事業を推進する中で、業績が良かったり悪かったり、浮き沈みはどの企業にも起こり得ます。社会情勢の変化など、業績悪化により資金繰りが厳しい状況になることもあるでしょう。万が一、業績不振に伴い資金繰りが悪化した場合、経営者は以下の様な資金調達の手段を考えるはずです。
・金融機関から借入(負債の増加)
・増資(資本の増加)
・固定資産を売却(固定資産の流動化)
いずれかの方法で現金を確保する必要がありますが、経営難に陥っている企業に資金の出し手はいませんから、資金繰りが悪化してからの資金調達は一般的に難しいと言えます。よくいう『銀行は晴れた日にしか傘を貸してはくれない』ということです。
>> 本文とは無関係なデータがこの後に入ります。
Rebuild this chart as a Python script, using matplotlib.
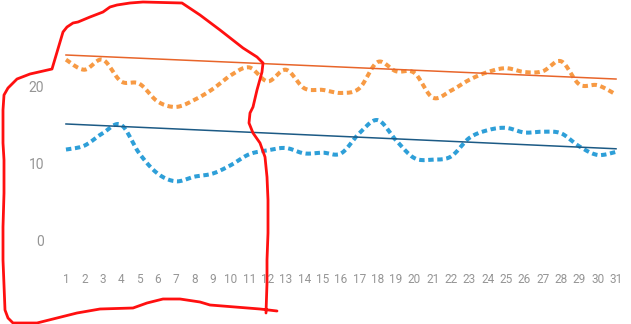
import numpy as np
import matplotlib
matplotlib.use("Agg")
import matplotlib.pyplot as plt
from matplotlib.lines import Line2D

days = list(range(1, 32))
series_orange = [23.4, 22.1, 23.4, 20.6, 20.3, 18.0, 17.3, 18.2, 19.6, 21.4, 22.4,
                 20.6, 22.1, 19.7, 19.5, 19.1, 19.7, 23.1, 21.9, 21.7, 18.5, 19.4,
                 20.8, 21.8, 22.3, 21.8, 21.9, 23.2, 20.2, 20.1, 18.9]
series_blue = [11.8, 12.3, 13.9, 15.0, 11.3, 8.7, 7.7, 8.3, 8.7, 9.8, 11.2,
               11.7, 12.0, 11.3, 11.4, 11.3, 13.9, 15.6, 13.0, 10.7, 10.5, 10.9,
               13.3, 14.3, 14.6, 14.0, 14.1, 13.9, 12.2, 11.1, 11.5]
trend_orange = [24.0, 20.9]   # value at day 1 and day 31
trend_blue = [15.1, 11.9]
y_ticks = [0, 10, 20]

# freehand red annotation (figure pixel coordinates, top-left origin)
scribble = [(266, 313), (267, 283), (267, 260), (268, 233), (268, 200), (267, 177),
            (265, 157), (260, 143), (253, 133), (249, 123), (250, 113), (253, 107),
            (257, 90), (262, 72), (263, 63), (257, 57), (243, 48), (220, 30),
            (200, 15), (182, 3), (143, 2), (130, 3), (117, 5), (110, 7), (103, 12),
            (90, 17), (78, 22), (73, 23), (67, 27), (63, 32), (52, 69), (30, 74),
            (17, 79), (8, 88), (4, 95), (3, 110), (3, 143), (4, 160), (4, 193),
            (3, 227), (3, 260), (5, 310), (8, 318), (13, 323), (37, 323), (57, 318),
            (77, 313), (100, 309), (133, 308), (147, 303), (163, 299), (180, 299),
            (200, 302), (210, 305), (260, 309), (277, 311)]


def smooth(x, y, n=12):
    # Catmull-Rom style smoothing through the points
    x = np.asarray(x, float); y = np.asarray(y, float)
    px = np.concatenate([[x[0]], x, [x[-1]]])
    py = np.concatenate([[y[0]], y, [y[-1]]])
    ox, oy = [], []
    for i in range(1, len(px) - 2):
        t = np.linspace(0, 1, n, endpoint=False)
        for arr, out in ((px, ox), (py, oy)):
            p0, p1, p2, p3 = arr[i - 1], arr[i], arr[i + 1], arr[i + 2]
            out.extend(0.5 * ((2 * p1) + (-p0 + p2) * t +
                              (2 * p0 - 5 * p1 + 4 * p2 - p3) * t ** 2 +
                              (-p0 + 3 * p1 - 3 * p2 + p3) * t ** 3))
    ox.append(x[-1]); oy.append(y[-1])
    return np.array(ox), np.array(oy)


W, H = 631, 324
fig = plt.figure(figsize=(W / 100, H / 100), dpi=100)
left = 56.8 / W
right = 625.2 / W
ymin, ymax = -3, 30
ppu = 7.75
top_px = 241 - ymax * ppu
bot_px = 241 - ymin * ppu
ax = fig.add_axes([left, 1 - bot_px / H, right - left, (bot_px - top_px) / H])
ax.set_xlim(0.5, 31.5)
ax.set_ylim(ymin, ymax)
for s in ax.spines.values():
    s.set_visible(False)

ox, oy = smooth(days, series_orange)
bx, by = smooth(days, series_blue)
ax.plot(ox, oy, color="#F79A44", lw=2.9, ls=(0, (1.35, 0.9)), dash_capstyle="butt")
ax.plot(bx, by, color="#2E9FD8", lw=2.9, ls=(0, (1.35, 0.9)), dash_capstyle="butt")
ax.plot([days[0], days[-1]], trend_orange, color="#E8652A", lw=1.1)
ax.plot([days[0], days[-1]], trend_blue, color="#1C5A85", lw=1.1)

ax.set_xticks(days)
ax.set_xticklabels([str(d) for d in days])
ax.set_yticks(y_ticks)
ax.set_yticklabels([str(v) for v in y_ticks])
ax.tick_params(length=0, colors="#959595")
ax.tick_params(axis="x", pad=6.5, labelsize=8.5)
ax.tick_params(axis="y", pad=9, labelsize=10)
for lab in ax.get_xticklabels() + ax.get_yticklabels():
    lab.set_family(["Liberation Sans Narrow", "Roboto", "DejaVu Sans"])

sx = [p[0] / W for p in scribble]
sy = [1 - p[1] / H for p in scribble]
fig.add_artist(Line2D(sx, sy, transform=fig.transFigure, color="#FF1010", lw=2,
                      solid_joinstyle="round", solid_capstyle="round"))

fig.savefig("out.png", dpi=100, facecolor="white")
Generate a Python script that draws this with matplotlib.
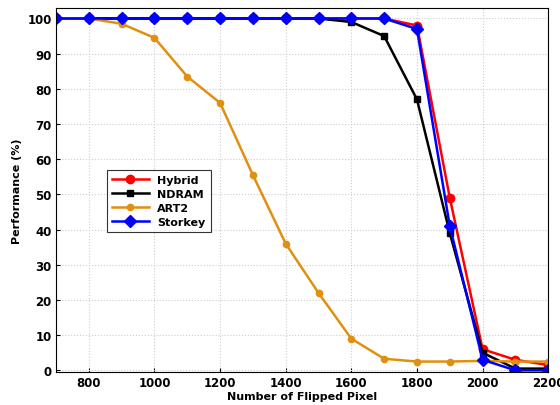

固定資産の売却も思った通りの値段で売却できるかどうかもわかりませんし、いつ買い手が現れるかもわかりません。
ですから、企業はこのようなリスクに備え、予め資金繰りに余裕がある時に税引き前利益から経費処理ができる資産を帳簿外で積立て、万が一資金繰りに厳しくなった際にこの逓増定期保険の解約返戻金を活用すれば良いわけです。
また、もし売掛金の未回収が発生した場合などには、解約返戻金で損失補填することも可能ですし、数年後の設備投資を計画しているのであれば、その計画に合わせて節税しながら簿外資産の積立を行うことが可能です。
流動性の高い、いつでも現金化が可能な簿外の資産を確保しておくことは財務体質強化として高い効果が得られ、経営を立て直す原資となるでしょう。
また、一時的な資金需要が生じた場合には、逓増定期保険は解約せずに解約返戻金の80~90%を上限に保険会社から借入を起こすことが可能です。保険会社にもよりますが、契約時の予定利率+1%程度の金利で借入審査なく、手続き後約1週間程度で現金を用意できます。
では、以下に逓増定期保険の特徴をまとめます。
・保険料は損金算入できるので、節税効果が期待でき簿外資産を積立てられます。
・保険会社によって最短で3〜4年、概ね10年前後に解約返戻金のピークになります。
・支払保険料よりも解約返戻金が上回るものもあります。
・解約返戻金を利用し役員退職金の原資とすることできます。
・解約返戻金を担保に借入可能です。
・払込期間途中で払済終身保険に移行できるものがあります。
・契約を法人から個人へ譲渡し個人契約に変更することが可能です。
逓増定期保険は経営者の万が一に備えた生命保険ではありますが、企業にとっての万が一にも備えながら、役員退職金準備などにも活用できます。
ただし、あくまで掛け捨ての定期保険の一種ですので、返戻率のピークを過ぎると徐々に解約返戻金は減っていきますので注意が必要です。